C compiler – assembly code generation
What is intriguing to understand in the previous section is the reason the compiler understands this C code. First, the main task for the compiler is to convert the C code into assembly code according to the C/C++ calling convention, as shown in Figure 1.1:
Figure 1.1 – x86 calling convention
Important note
For convenience and practicability, the following examples will be presented with x86 instructions. However, the methods and principles described in this book are common to all Windows systems, and the compiler examples are based on GNU Compiler Collection (GCC) for Windows (MinGW
).
As different system functions (and even third-party modules) have the expected in-memory access to the memory level of the assembly code, there are several mainstream application binary interface (ABI) calling conventions for ease of management. Interested readers can refer to Argument Passing and Naming Conventions by Microsoft (https://docs.microsoft.com/en-us/cpp/cpp/argument-passing-and-naming-conventions).

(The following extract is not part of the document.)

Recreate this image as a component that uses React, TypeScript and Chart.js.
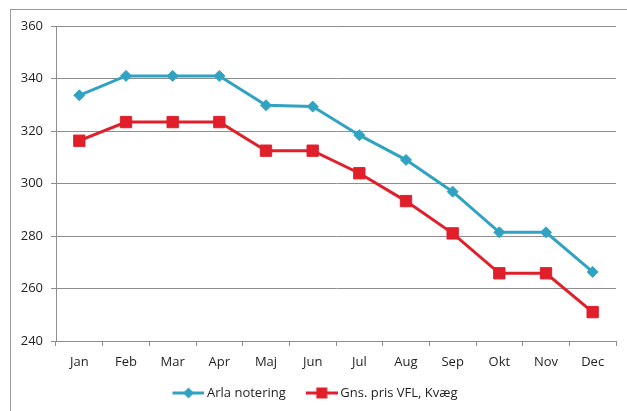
import React, { useEffect, useRef } from "react";
import { Chart, registerables } from "chart.js";

Chart.register(...registerables);

const months = ["Jan", "Feb", "Mar", "Apr", "Maj", "Jun", "Jul", "Aug", "Sep", "Okt", "Nov", "Dec"];
const arlaNotering = [333.6, 341.0, 341.0, 341.0, 329.8, 329.3, 318.4, 309.0, 296.9, 281.4, 281.4, 266.3];
const gnsPrisVFL = [316.3, 323.4, 323.4, 323.4, 312.5, 312.5, 303.9, 293.3, 281.0, 265.8, 265.8, 251.0];
const yTicks = [240, 260, 280, 300, 320, 340, 360];

const TEAL = "#31a3c2";
const RED = "#e01f2b";
const GRID = "#8e8e8e";
const TEXT = "#1f1f1f";
const FONT = "'Open Sans', 'Liberation Sans', sans-serif";

// legend icon: 40px wide image, visible line+marker spans image x 8..40
function legendIcon(color: string, style: "diamond" | "square"): HTMLCanvasElement {
  const c = document.createElement("canvas");
  c.width = 40;
  c.height = 14;
  const ctx = c.getContext("2d")!;
  ctx.strokeStyle = color;
  ctx.lineWidth = 3;
  ctx.beginPath();
  ctx.moveTo(8, 7);
  ctx.lineTo(40, 7);
  ctx.stroke();
  ctx.fillStyle = color;
  ctx.beginPath();
  const cx = 24;
  if (style === "diamond") {
    ctx.moveTo(cx, 1.5);
    ctx.lineTo(cx + 5.5, 7);
    ctx.lineTo(cx, 12.5);
    ctx.lineTo(cx - 5.5, 7);
    ctx.closePath();
  } else {
    ctx.rect(cx - 5.5, 1.5, 11, 11);
  }
  ctx.fill();
  return c;
}

export default function App() {
  const ref = useRef<HTMLCanvasElement | null>(null);
  useEffect(() => {
    if (!ref.current) return;
    const icons = [legendIcon(TEAL, "diamond"), legendIcon(RED, "square")];
    const legendFix = {
      id: "legendFix",
      afterInit(chart: any) {
        const lg = chart.legend;
        if (lg) {
          const orig = lg.fit.bind(lg);
          lg.fit = function () {
            orig();
            this.height = 40.5;
          };
        }
      },
    };
    const chart = new Chart(ref.current, {
      type: "line",
      data: {
        labels: months,
        datasets: [
          {
            label: "Arla notering",
            data: arlaNotering,
            borderColor: TEAL,
            backgroundColor: TEAL,
            borderWidth: 3,
            pointStyle: "rectRot",
            pointRadius: 5.5,
            pointBorderWidth: 1,
            tension: 0,
          },
          {
            label: "Gns. pris VFL, Kvæg",
            data: gnsPrisVFL,
            borderColor: RED,
            backgroundColor: RED,
            borderWidth: 3,
            pointStyle: "rect",
            pointRadius: 8,
            pointBorderWidth: 1,
            tension: 0,
          },
        ],
      },
      options: {
        responsive: false,
        animation: false,
        layout: { padding: { left: 10, top: 26, right: 11, bottom: 0 } },
        plugins: {
          tooltip: { enabled: false },
          legend: {
            position: "bottom",
            labels: {
              usePointStyle: true,
              pointStyleWidth: 32,
              padding: 16,
              color: TEXT,
              font: { family: FONT, size: 13 },
              generateLabels: (chart: any) =>
                chart.data.datasets.map((ds: any, i: number) => ({
                  text: ds.label,
                  fillStyle: ds.borderColor,
                  strokeStyle: ds.borderColor,
                  lineWidth: 0,
                  pointStyle: icons[i],
                  datasetIndex: i,
                  hidden: false,
                  fontColor: TEXT,
                })),
            },
          },
        },
        scales: {
          x: {
            offset: true,
            grid: {
              offset: true,
              drawOnChartArea: false,
              drawTicks: true,
              tickLength: 5,
              color: GRID,
            },
            border: { display: true, color: GRID, width: 1 },
            ticks: { color: TEXT, font: { family: FONT, size: 13 }, padding: 8, maxRotation: 0 },
            afterFit: (s: any) => {
              s.height = 29.5;
            },
          },
          y: {
            min: 240,
            max: 360,
            afterBuildTicks: (s: any) => {
              s.ticks = yTicks.map((v) => ({ value: v }));
            },
            grid: { color: GRID, tickLength: 5, drawTicks: true },
            border: { display: true, color: GRID, width: 1 },
            ticks: { color: TEXT, font: { family: FONT, size: 13 }, padding: 8 },
            afterFit: (s: any) => {
              s.width = 46;
            },
          },
        },
      },
      plugins: [legendFix],
    });
    return () => chart.destroy();
  }, []);
  return (
    <div style={{ position: "fixed", left: 0, top: 0, width: 627, height: 411, background: "#fff" }}>
      <div
        style={{
          position: "absolute",
          left: 10,
          top: 9,
          right: 0,
          bottom: 0,
          borderLeft: "1px solid #9a9a9a",
          borderTop: "1px solid #9a9a9a",
        }}
      />
      <canvas ref={ref} width={627} height={411} style={{ position: "absolute", left: 0, top: 0 }} />
    </div>
  );
}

These calling conventions mainly deal with several issues:
- The position where the parameters are placed in order (e.g., on a stack, in a register such as ECX, or mixed to speed up performance)
- The memory space occupied by parameters if parameters are need to be stored
- The occupied memory to be released by the caller or callee
When the compiler generates the assembly code, it will recognize the calling conventions of the system, arrange the parameters in memory according to its preference, and then call the memory address of the function with the call
command. Therefore, when the thread jumps into the system instruction, it can correctly obtain the function parameter at its expected memory address.
Take Figure 1.1 as an example: we know that the USER32!MessageBoxA
function prefers WINAPI
calling conventions. In this calling convention, the parameter content is pushed into the stack from right to left, and the memory released for this calling convention is chosen by the callee. So after pushing 4 parameters into the stack to occupy 16 bytes in the stack (sizeof(uint32_t) x 4), it will be executed in USER32!MessageBoxA
. After executing the function request, return to the next line of the Call MessageBoxA
instruction with ret 0x10
and release 16 bytes of memory space from the stack (i.e., xor
eax, eax
).
Important note
The book here only focuses on the process of how the compiler generates single-chip instructions and encapsulates the program into an executable file. It does not include the important parts of advanced compiler theory, such as semantic tree generation and compiler optimization. These parts are reserved for readers to explore for further learning.
In this section, we learned about the C/C++ calling convention, how parameters are placed in memory in order, and how memory space is released when the program is finished.